### Requirements
Check each line of the entries below for the string "this"; copy every line where it appears.

### Input data
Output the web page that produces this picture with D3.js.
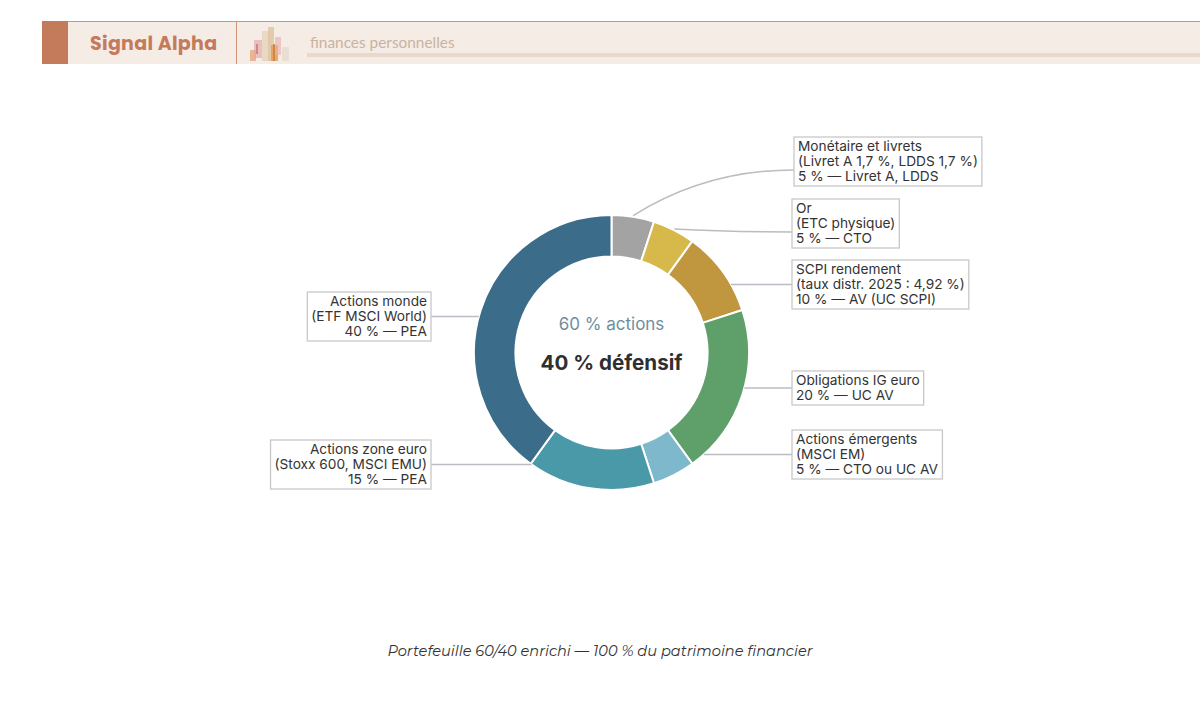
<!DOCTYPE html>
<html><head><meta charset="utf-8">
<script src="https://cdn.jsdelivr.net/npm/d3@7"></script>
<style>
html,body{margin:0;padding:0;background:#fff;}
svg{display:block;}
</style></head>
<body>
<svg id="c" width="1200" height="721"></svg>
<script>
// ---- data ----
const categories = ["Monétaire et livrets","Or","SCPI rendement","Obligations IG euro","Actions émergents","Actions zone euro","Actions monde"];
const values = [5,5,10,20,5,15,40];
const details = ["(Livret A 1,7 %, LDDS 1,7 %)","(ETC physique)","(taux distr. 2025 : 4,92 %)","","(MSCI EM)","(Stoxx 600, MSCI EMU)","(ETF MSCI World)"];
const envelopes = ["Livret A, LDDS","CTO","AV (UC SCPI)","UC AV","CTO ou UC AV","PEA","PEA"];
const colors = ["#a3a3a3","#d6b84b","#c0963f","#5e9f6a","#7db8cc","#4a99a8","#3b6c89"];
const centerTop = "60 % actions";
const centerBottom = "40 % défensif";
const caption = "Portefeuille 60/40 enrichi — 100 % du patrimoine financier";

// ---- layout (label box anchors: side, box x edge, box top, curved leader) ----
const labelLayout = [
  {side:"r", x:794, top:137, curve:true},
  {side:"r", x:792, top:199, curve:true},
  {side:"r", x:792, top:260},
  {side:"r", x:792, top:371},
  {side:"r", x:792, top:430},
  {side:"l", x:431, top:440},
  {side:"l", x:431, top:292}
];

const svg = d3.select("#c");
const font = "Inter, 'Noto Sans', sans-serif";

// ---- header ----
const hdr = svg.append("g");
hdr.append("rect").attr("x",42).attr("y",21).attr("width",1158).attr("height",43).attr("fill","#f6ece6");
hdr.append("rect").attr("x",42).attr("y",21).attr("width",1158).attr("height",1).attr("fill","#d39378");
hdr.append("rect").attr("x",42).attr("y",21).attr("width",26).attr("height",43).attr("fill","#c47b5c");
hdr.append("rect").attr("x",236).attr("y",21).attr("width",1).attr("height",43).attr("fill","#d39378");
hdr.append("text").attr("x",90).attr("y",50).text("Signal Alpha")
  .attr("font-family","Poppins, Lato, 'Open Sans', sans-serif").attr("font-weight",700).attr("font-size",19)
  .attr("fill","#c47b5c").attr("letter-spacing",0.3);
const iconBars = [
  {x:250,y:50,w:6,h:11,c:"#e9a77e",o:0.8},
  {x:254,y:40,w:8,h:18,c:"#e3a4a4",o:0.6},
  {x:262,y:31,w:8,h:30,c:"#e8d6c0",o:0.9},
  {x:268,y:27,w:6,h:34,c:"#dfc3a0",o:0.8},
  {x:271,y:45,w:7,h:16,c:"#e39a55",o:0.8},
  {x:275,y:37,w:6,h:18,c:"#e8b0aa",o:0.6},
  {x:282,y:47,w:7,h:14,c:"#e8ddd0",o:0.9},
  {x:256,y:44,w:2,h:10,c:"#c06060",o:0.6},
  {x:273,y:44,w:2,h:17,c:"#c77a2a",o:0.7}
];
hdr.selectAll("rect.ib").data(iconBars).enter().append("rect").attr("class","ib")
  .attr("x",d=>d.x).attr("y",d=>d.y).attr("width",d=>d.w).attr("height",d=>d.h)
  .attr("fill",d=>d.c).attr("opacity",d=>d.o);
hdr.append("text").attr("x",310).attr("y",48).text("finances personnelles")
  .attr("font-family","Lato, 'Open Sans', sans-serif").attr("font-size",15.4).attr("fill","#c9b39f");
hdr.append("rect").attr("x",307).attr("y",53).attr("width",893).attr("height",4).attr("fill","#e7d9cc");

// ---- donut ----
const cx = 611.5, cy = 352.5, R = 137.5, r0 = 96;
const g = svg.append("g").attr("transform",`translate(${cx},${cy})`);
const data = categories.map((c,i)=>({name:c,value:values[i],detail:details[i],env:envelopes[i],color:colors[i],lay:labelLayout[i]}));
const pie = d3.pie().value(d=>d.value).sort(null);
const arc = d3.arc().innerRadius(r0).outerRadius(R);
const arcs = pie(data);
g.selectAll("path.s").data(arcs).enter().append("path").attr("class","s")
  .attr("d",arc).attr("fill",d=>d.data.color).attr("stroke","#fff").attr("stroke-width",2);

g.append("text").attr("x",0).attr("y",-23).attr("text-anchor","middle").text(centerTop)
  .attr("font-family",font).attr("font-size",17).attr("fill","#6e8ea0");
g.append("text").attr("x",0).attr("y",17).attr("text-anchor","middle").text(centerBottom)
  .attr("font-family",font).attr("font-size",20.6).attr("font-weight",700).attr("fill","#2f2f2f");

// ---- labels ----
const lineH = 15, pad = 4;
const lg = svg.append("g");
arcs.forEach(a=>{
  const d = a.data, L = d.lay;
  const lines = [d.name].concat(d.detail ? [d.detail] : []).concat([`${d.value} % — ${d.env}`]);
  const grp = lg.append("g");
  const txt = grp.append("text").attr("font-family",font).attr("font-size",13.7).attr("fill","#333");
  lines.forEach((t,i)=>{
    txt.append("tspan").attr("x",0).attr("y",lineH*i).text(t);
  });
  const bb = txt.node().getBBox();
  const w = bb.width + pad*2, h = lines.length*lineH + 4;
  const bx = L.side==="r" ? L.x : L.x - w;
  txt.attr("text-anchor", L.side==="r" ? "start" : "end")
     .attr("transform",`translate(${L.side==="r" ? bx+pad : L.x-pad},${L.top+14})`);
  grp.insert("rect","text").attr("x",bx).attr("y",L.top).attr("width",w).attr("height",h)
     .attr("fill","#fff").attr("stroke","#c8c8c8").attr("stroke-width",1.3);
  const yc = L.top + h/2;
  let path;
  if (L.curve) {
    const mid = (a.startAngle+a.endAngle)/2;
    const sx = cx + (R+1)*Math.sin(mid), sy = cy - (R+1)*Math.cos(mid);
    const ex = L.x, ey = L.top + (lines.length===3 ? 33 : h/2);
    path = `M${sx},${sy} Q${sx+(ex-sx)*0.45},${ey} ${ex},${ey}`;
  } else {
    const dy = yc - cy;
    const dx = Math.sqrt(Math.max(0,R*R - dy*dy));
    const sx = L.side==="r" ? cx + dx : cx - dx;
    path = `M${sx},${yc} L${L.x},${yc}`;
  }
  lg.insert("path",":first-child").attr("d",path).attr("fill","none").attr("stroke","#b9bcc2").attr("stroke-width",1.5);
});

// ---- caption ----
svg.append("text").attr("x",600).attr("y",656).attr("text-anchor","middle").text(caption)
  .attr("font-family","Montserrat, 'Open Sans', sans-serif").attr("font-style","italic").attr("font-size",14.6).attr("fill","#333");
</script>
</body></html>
* * *
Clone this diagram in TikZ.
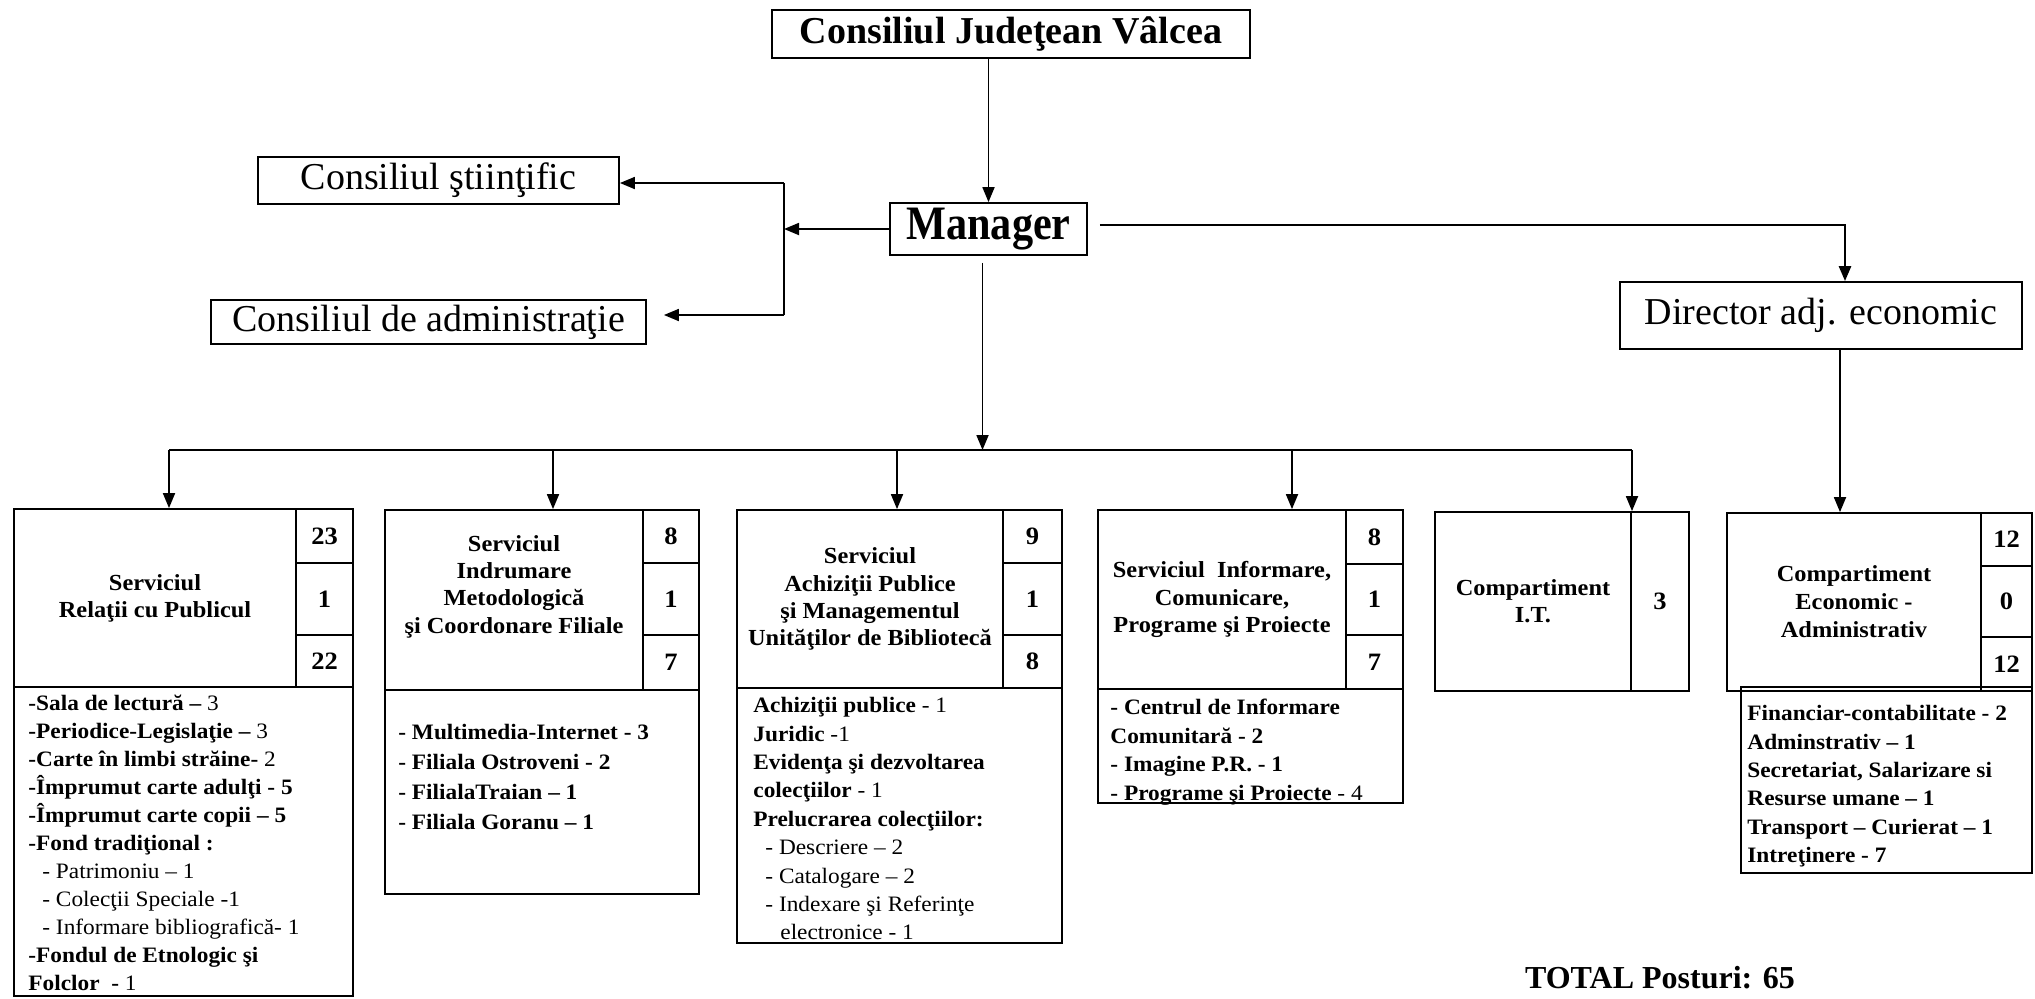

### Task solution
Output the web page that produces this picture with D3.js.
Clone this diagram in TikZ.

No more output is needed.